— Start of Records shown —
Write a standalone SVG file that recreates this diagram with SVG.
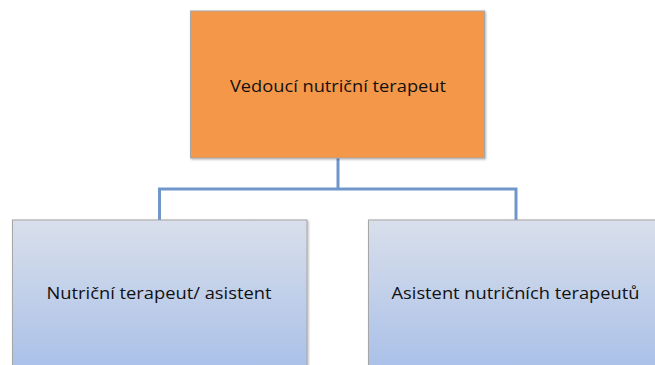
<svg xmlns="http://www.w3.org/2000/svg" width="655" height="365" viewBox="0 0 655 365">
  <defs>
    <linearGradient id="blueGrad" x1="0" y1="0" x2="0" y2="1">
      <stop offset="0" stop-color="#D9DFEB"/>
      <stop offset="1" stop-color="#A6BEE8"/>
    </linearGradient>
    <filter id="shadow" x="-5%" y="-5%" width="110%" height="110%">
      <feDropShadow dx="1" dy="1" stdDeviation="1" flood-color="#000" flood-opacity="0.3"/>
    </filter>
  </defs>
  <style>
    .box { stroke: #A6A6A6; stroke-width: 1; filter: url(#shadow); }
    .top { fill: #F49748; }
    .sub { fill: url(#blueGrad); }
    .label { font-family: "Open Sans", "Liberation Sans", sans-serif; font-size: 17px; fill: #111; text-anchor: middle; }
    .conn { fill: none; stroke: #7097CA; stroke-width: 3; }
  </style>
  <rect width="655" height="365" fill="#FFFFFF"/>
  <g id="connectors">
    <path class="conn" d="M338 158 V189"/>
    <path class="conn" d="M159.5 220 V189 H516 V220"/>
  </g>
  <g id="node-vedouci">
    <rect class="box top" x="190.5" y="11" width="294" height="147"/>
    <text class="label" x="338" y="91.5" textLength="216" lengthAdjust="spacingAndGlyphs">Vedoucí nutriční terapeut</text>
  </g>
  <g id="node-nutricni">
    <rect class="box sub" x="12.5" y="220" width="294.5" height="160"/>
    <text class="label" x="159" y="299" textLength="225" lengthAdjust="spacingAndGlyphs">Nutriční terapeut/ asistent</text>
  </g>
  <g id="node-asistent">
    <rect class="box sub" x="368.5" y="220" width="300" height="160"/>
    <text class="label" x="515.5" y="299" textLength="248" lengthAdjust="spacingAndGlyphs">Asistent nutričních terapeutů</text>
  </g>
</svg>
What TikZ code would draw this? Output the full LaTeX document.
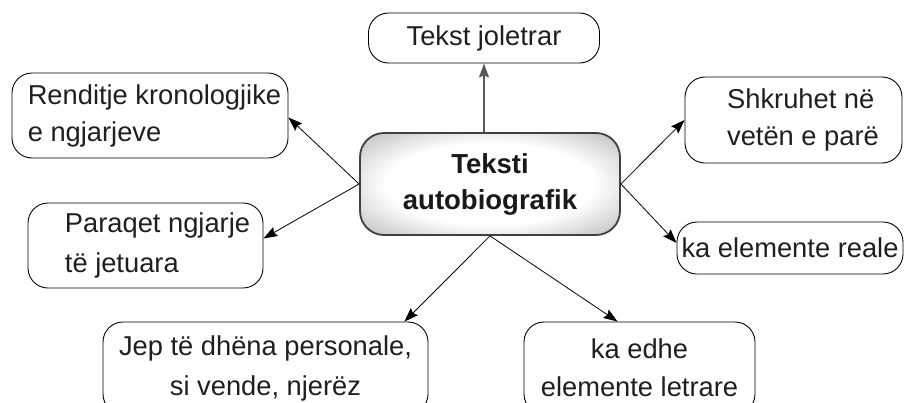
\documentclass[tikz,border=0pt]{standalone}
\usepackage{fontspec}
\setmainfont{Liberation Sans}
\usetikzlibrary{arrows.meta,calc}
\pgfdeclareradialshading{cglow}{\pgfpoint{0bp}{0bp}}{color(0bp)=(white); color(20bp)=(white); color(33bp)=(black!22); color(44bp)=(black!52); color(50bp)=(black!68); color(72bp)=(black!75)}
\begin{document}
\begin{tikzpicture}[x=1pt,y=-1pt,
  box/.style={draw=black, line width=0.9pt, rounded corners=20pt, inner sep=0pt,
    font=\fontsize{27.3}{37}\selectfont, text=black!88},
  hub/.style={draw=black!75, line width=1.8pt, rounded corners=24pt, inner sep=0pt,
    shading=cglow, font=\fontsize{27.5}{36}\selectfont\bfseries, text=black!90},
  arr/.style={-{Stealth[length=14pt,width=10pt,inset=2pt]}, line width=0.8pt, black},
  arrg/.style={-{Stealth[length=14pt,width=10pt,inset=2pt]}, line width=1.6pt, black!65}
]
\useasboundingbox (0,0) rectangle (904,402);
\clip (0,0) rectangle (904,402);
\fill[white] (0,0) rectangle (904,402);

\node[hub, minimum width=260pt, minimum height=102pt, align=center] (C) at (490,184) {Teksti\\autobiografik};

\node[box, minimum width=231pt, minimum height=50pt] (T) at (484,38) {Tekst joletrar};

\node[box, minimum width=276pt, minimum height=85pt, align=left] (L1) at (150,115.5)
  {\hspace*{9pt}Renditje kronologjike\\\hspace*{9pt}e ngjarjeve};

\node[box, minimum width=235pt, minimum height=85pt, align=left, font=\fontsize{27.3}{40}\selectfont] (L2) at (145.5,245.5)
  {\hspace*{24pt}Paraqet ngjarje\\\hspace*{24pt}të jetuara};

\node[box, minimum width=217pt, minimum height=86pt, align=left] (R1) at (793.5,120)
  {\hspace*{19pt}Shkruhet në\\\hspace*{19pt}vetën e parë};

\node[box, minimum width=226pt, minimum height=52pt] (R2) at (790,248) {ka elemente reale};

\node[box, minimum width=325pt, minimum height=92pt, align=center, font=\fontsize{27.3}{40}\selectfont] (BL) at (265.5,368)
  {Jep të dhëna personale,\\si vende, njerëz};

\node[box, minimum width=231pt, minimum height=92pt, align=center, font=\fontsize{27.3}{38}\selectfont] (BR) at (639.5,368)
  {ka edhe\\elemente letrare};

\draw[arrg] (C.north -| T.south) -- (T.south);
\draw[arr] (C.west) -- ([yshift=-2pt]L1.east);
\draw[arr] (C.west) -- ([yshift=7pt]L2.east);
\draw[arr] (C.east) -- (R1.west);
\draw[arr] (C.east) -- ([yshift=5pt]R2.west);
\draw[arr] (C.south) -- ($(BL.north east)+(-24,0)$);
\draw[arr] (C.south) -- ($(BR.north west)+(94,0)$);
\end{tikzpicture}
\end{document}
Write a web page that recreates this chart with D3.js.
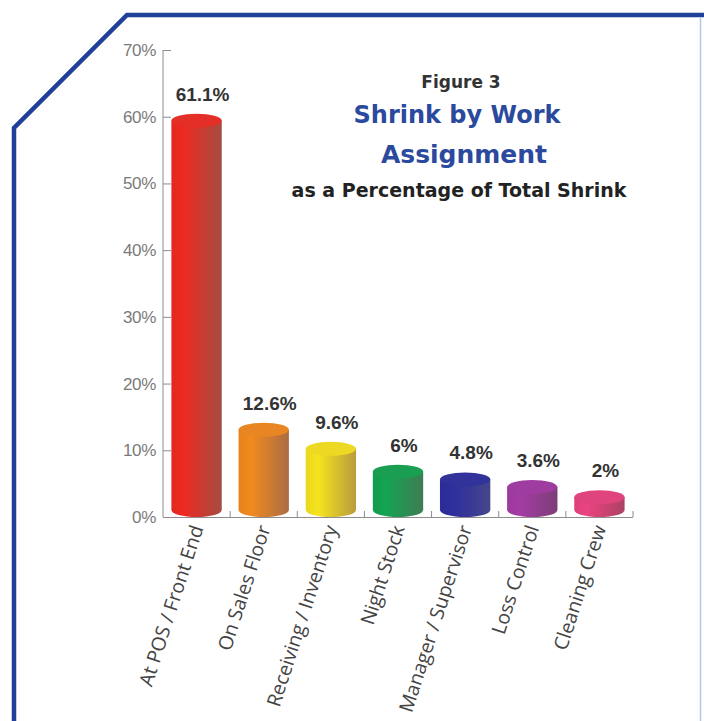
<!DOCTYPE html>
<html>
<head>
<meta charset="utf-8">
<script src="https://cdn.jsdelivr.net/npm/d3@7"></script>
<style>
  html, body { margin: 0; padding: 0; background: #ffffff; }
  svg { display: block; }
</style>
</head>
<body>
<svg id="chart" width="704" height="721"></svg>
<script>
// Work assignments and their share of total shrink (%)
const categories = [
  "At POS / Front End",
  "On Sales Floor",
  "Receiving / Inventory",
  "Night Stock",
  "Manager / Supervisor",
  "Loss Control",
  "Cleaning Crew"
];
const values = [61.1, 12.6, 9.6, 6, 4.8, 3.6, 2];
const valueLabels = ["61.1%", "12.6%", "9.6%", "6%", "4.8%", "3.6%", "2%"];
const yTicks = [0, 10, 20, 30, 40, 50, 60, 70];
const yTickLabels = ["0%", "10%", "20%", "30%", "40%", "50%", "60%", "70%"];

// Lit face and shaded face of each cylinder
const barLight = ["#ee2a22", "#f28a1e", "#f6e41e", "#14a452", "#2e2e9e", "#a43ca6", "#ea4480"];
const barShade = ["#a44c40", "#aa6c42", "#b89c3e", "#3e7c54", "#46468c", "#7c3e76", "#aa4262"];

const svg = d3.select("#chart");
const W = 704, H = 721;

// Page frame with the clipped top-left corner
svg.append("path")
  .attr("d", "M14,721 L14,128 L127,15 L704,15")
  .attr("fill", "none")
  .attr("stroke", "#1f3f98")
  .attr("stroke-width", 4.5)
  .attr("stroke-linejoin", "miter");
svg.append("line")
  .attr("x1", 700.5).attr("x2", 700.5)
  .attr("y1", 17).attr("y2", H)
  .attr("stroke", "#b4c6ea").attr("stroke-width", 1.5);

// Scales: axis scale plus the recessed scale the 3D cylinders stand on
const x = d3.scaleBand().domain(categories).range([163, 633])
  .paddingInner(0.25).paddingOuter(0.125);
const y = d3.scaleLinear().domain([0, 70]).range([517, 50]);
const yBar = d3.scaleLinear().domain([0, 70]).range([510, 64]);

const axisColor = "#8c8c8c";

// Y axis
const yAxis = svg.append("g").attr("transform", "translate(163,0)")
  .call(d3.axisRight(y).tickValues(yTicks).tickSize(8)
    .tickFormat((d, i) => yTickLabels[i]));
yAxis.select(".domain").attr("stroke", axisColor).attr("d", "M0," + y(70) + "V" + y(0));
yAxis.selectAll(".tick line").attr("stroke", axisColor);
yAxis.selectAll(".tick text")
  .attr("x", -7)
  .attr("text-anchor", "end")
  .attr("fill", "#7a7a7a")
  .style("font-family", "'Liberation Sans', Arial, sans-serif")
  .style("font-size", "17px")
  .style("letter-spacing", "-0.3px");

// X axis baseline with upward ticks at category boundaries
svg.append("line")
  .attr("x1", 163).attr("x2", 633)
  .attr("y1", y(0) + 0.5).attr("y2", y(0) + 0.5)
  .attr("stroke", axisColor);
const bounds = categories.map(c => x(c) - x.step() * x.paddingInner() / 2 + x.step());
svg.append("g").selectAll("line").data(bounds).join("line")
  .attr("x1", d => d).attr("x2", d => d)
  .attr("y1", y(0)).attr("y2", y(0) - 6)
  .attr("stroke", axisColor);

// Gradients for the cylinder bodies
const defs = svg.append("defs");
categories.forEach((c, i) => {
  const g = defs.append("linearGradient")
    .attr("id", "cyl" + i)
    .attr("x1", "0").attr("x2", "1").attr("y1", "0").attr("y2", "0");
  g.append("stop").attr("offset", "0").attr("stop-color", d3.color(barLight[i]).darker(0.15));
  g.append("stop").attr("offset", "0.25").attr("stop-color", barLight[i]);
  g.append("stop").attr("offset", "0.5").attr("stop-color", d3.interpolateRgb(barLight[i], barShade[i])(0.35));
  g.append("stop").attr("offset", "1").attr("stop-color", barShade[i]);
});

const ry = 7;
const bars = svg.append("g").selectAll("g").data(values).join("g");

bars.append("path")
  .attr("d", (d, i) => {
    const cx = x(categories[i]) + x.bandwidth() / 2;
    const rx = x.bandwidth() / 2;
    const yt = yBar(d), yb = yBar(0);
    return `M${cx - rx},${yt} L${cx - rx},${yb} A${rx},${ry} 0 0 0 ${cx + rx},${yb} L${cx + rx},${yt} Z`;
  })
  .attr("fill", (d, i) => `url(#cyl${i})`);

bars.append("ellipse")
  .attr("cx", (d, i) => x(categories[i]) + x.bandwidth() / 2)
  .attr("cy", d => yBar(d))
  .attr("rx", x.bandwidth() / 2)
  .attr("ry", ry)
  .attr("fill", (d, i) => d3.interpolateRgb(barLight[i], barShade[i])(0.15));

// Value labels above each cylinder
bars.append("text")
  .attr("x", (d, i) => x(categories[i]) + x.bandwidth() / 2 + 6)
  .attr("y", d => yBar(d) - ry - 13)
  .attr("text-anchor", "middle")
  .attr("fill", "#333333")
  .style("font-family", "'Liberation Sans', Arial, sans-serif")
  .style("font-weight", "bold")
  .style("font-size", "19px")
  .text((d, i) => valueLabels[i]);

// Rotated category labels
svg.append("g").selectAll("text").data(categories).join("text")
  .attr("transform", d => `translate(${x(d) + x.bandwidth() / 2 + 7},528) rotate(-72)`)
  .attr("text-anchor", "end")
  .attr("fill", "#444444")
  .style("font-family", "'Open Sans', sans-serif")
  .style("font-size", "19.5px")
  .text(d => d);

// Titles
const title = svg.append("g").attr("text-anchor", "middle");
title.append("text")
  .attr("x", 461).attr("y", 88)
  .attr("fill", "#333333")
  .style("font-family", "'DejaVu Sans', sans-serif")
  .style("font-weight", "bold")
  .style("font-size", "17px")
  .text("Figure 3");
title.append("text")
  .attr("x", 457).attr("y", 123)
  .attr("fill", "#2b4a9e")
  .style("font-family", "'DejaVu Sans', sans-serif")
  .style("font-weight", "bold")
  .style("font-size", "24px")
  .text("Shrink by Work");
title.append("text")
  .attr("x", 464).attr("y", 163)
  .attr("fill", "#2b4a9e")
  .style("font-family", "'DejaVu Sans', sans-serif")
  .style("font-weight", "bold")
  .style("font-size", "25px")
  .text("Assignment");
title.append("text")
  .attr("x", 459).attr("y", 197)
  .attr("fill", "#222222")
  .style("font-family", "'DejaVu Sans', sans-serif")
  .style("font-weight", "bold")
  .style("font-size", "19px")
  .text("as a Percentage of Total Shrink");
</script>
</body>
</html>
— End of Records shown —
Problem to solve. Begin at the line that has "Write a web", stop after the line that has "const W = 704, H = 721;", and reproduce every line between them exactly and nothing else. Pictures stay out of the copy.

In response.
Write a web page that recreates this chart with D3.js.
<!DOCTYPE html>
<html>
<head>
<meta charset="utf-8">
<script src="https://cdn.jsdelivr.net/npm/d3@7"></script>
<style>
  html, body { margin: 0; padding: 0; background: #ffffff; }
  svg { display: block; }
</style>
</head>
<body>
<svg id="chart" width="704" height="721"></svg>
<script>
// Work assignments and their share of total shrink (%)
const categories = [
  "At POS / Front End",
  "On Sales Floor",
  "Receiving / Inventory",
  "Night Stock",
  "Manager / Supervisor",
  "Loss Control",
  "Cleaning Crew"
];
const values = [61.1, 12.6, 9.6, 6, 4.8, 3.6, 2];
const valueLabels = ["61.1%", "12.6%", "9.6%", "6%", "4.8%", "3.6%", "2%"];
const yTicks = [0, 10, 20, 30, 40, 50, 60, 70];
const yTickLabels = ["0%", "10%", "20%", "30%", "40%", "50%", "60%", "70%"];

// Lit face and shaded face of each cylinder
const barLight = ["#ee2a22", "#f28a1e", "#f6e41e", "#14a452", "#2e2e9e", "#a43ca6", "#ea4480"];
const barShade = ["#a44c40", "#aa6c42", "#b89c3e", "#3e7c54", "#46468c", "#7c3e76", "#aa4262"];

const svg = d3.select("#chart");
const W = 704, H = 721;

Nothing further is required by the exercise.